[start of Raw records]
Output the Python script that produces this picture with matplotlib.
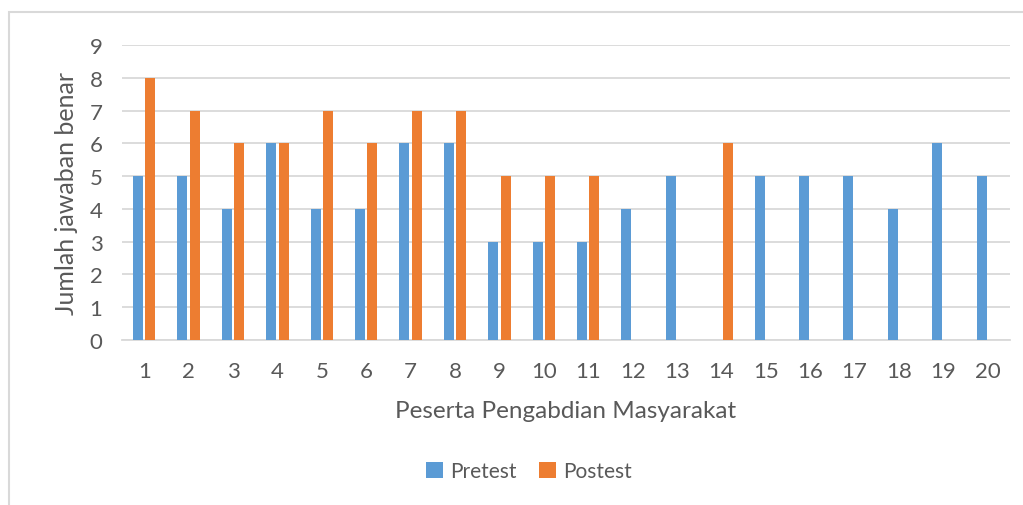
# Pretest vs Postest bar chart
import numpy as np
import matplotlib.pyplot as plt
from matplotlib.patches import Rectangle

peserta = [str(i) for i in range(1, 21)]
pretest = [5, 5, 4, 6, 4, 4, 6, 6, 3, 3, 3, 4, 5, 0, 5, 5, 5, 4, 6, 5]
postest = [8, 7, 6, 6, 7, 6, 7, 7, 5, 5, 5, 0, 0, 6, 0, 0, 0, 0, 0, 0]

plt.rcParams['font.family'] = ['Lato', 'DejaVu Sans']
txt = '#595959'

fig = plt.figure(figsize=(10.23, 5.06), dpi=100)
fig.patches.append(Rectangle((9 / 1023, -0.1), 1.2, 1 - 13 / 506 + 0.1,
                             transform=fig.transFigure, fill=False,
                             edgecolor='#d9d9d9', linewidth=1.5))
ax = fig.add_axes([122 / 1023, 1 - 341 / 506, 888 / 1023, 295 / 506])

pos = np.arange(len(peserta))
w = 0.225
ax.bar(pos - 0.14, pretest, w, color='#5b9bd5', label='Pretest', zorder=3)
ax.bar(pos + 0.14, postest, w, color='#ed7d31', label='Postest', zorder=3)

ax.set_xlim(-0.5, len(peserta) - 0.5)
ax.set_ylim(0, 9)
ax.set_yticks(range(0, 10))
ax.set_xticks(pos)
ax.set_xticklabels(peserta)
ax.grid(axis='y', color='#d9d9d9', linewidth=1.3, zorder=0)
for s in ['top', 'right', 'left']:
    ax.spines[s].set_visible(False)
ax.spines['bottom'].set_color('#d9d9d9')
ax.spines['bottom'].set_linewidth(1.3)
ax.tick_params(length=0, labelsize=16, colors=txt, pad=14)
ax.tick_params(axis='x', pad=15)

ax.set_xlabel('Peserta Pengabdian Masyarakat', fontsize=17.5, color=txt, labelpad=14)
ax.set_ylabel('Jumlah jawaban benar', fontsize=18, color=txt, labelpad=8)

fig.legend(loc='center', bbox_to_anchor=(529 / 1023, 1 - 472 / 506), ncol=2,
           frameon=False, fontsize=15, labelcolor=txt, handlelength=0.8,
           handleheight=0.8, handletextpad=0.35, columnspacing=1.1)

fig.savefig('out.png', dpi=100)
[end of Raw records]
[start of Raw records]
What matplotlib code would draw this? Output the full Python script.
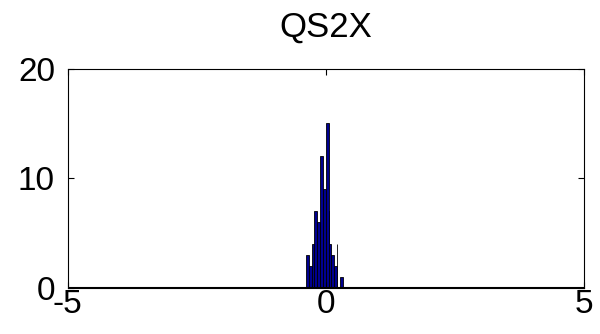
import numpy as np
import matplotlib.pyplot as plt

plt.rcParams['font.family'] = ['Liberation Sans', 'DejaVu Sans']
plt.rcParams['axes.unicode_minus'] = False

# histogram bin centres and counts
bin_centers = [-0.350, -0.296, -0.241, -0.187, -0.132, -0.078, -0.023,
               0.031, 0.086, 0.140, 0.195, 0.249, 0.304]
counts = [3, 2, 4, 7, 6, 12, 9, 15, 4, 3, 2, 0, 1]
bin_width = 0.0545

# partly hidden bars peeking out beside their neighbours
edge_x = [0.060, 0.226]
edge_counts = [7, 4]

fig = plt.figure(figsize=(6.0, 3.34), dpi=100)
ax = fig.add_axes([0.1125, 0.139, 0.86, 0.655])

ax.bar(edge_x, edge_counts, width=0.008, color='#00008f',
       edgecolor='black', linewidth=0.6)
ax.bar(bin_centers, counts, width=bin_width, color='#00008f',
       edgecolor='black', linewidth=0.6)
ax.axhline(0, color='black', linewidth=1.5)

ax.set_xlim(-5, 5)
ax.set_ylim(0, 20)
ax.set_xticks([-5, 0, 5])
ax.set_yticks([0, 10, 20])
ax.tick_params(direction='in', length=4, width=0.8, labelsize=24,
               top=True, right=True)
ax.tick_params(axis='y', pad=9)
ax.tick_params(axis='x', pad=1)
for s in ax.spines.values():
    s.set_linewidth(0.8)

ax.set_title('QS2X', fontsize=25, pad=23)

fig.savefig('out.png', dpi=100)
[end of Raw records]
* Requirement
Above are records; repeat only the lines from the line with "Output the Python" through the line with "from matplotlib.patches import Rectangle", and leave pictures out.

* Completed exercise
Output the Python script that produces this picture with matplotlib.
# Pretest vs Postest bar chart
import numpy as np
import matplotlib.pyplot as plt
from matplotlib.patches import Rectangle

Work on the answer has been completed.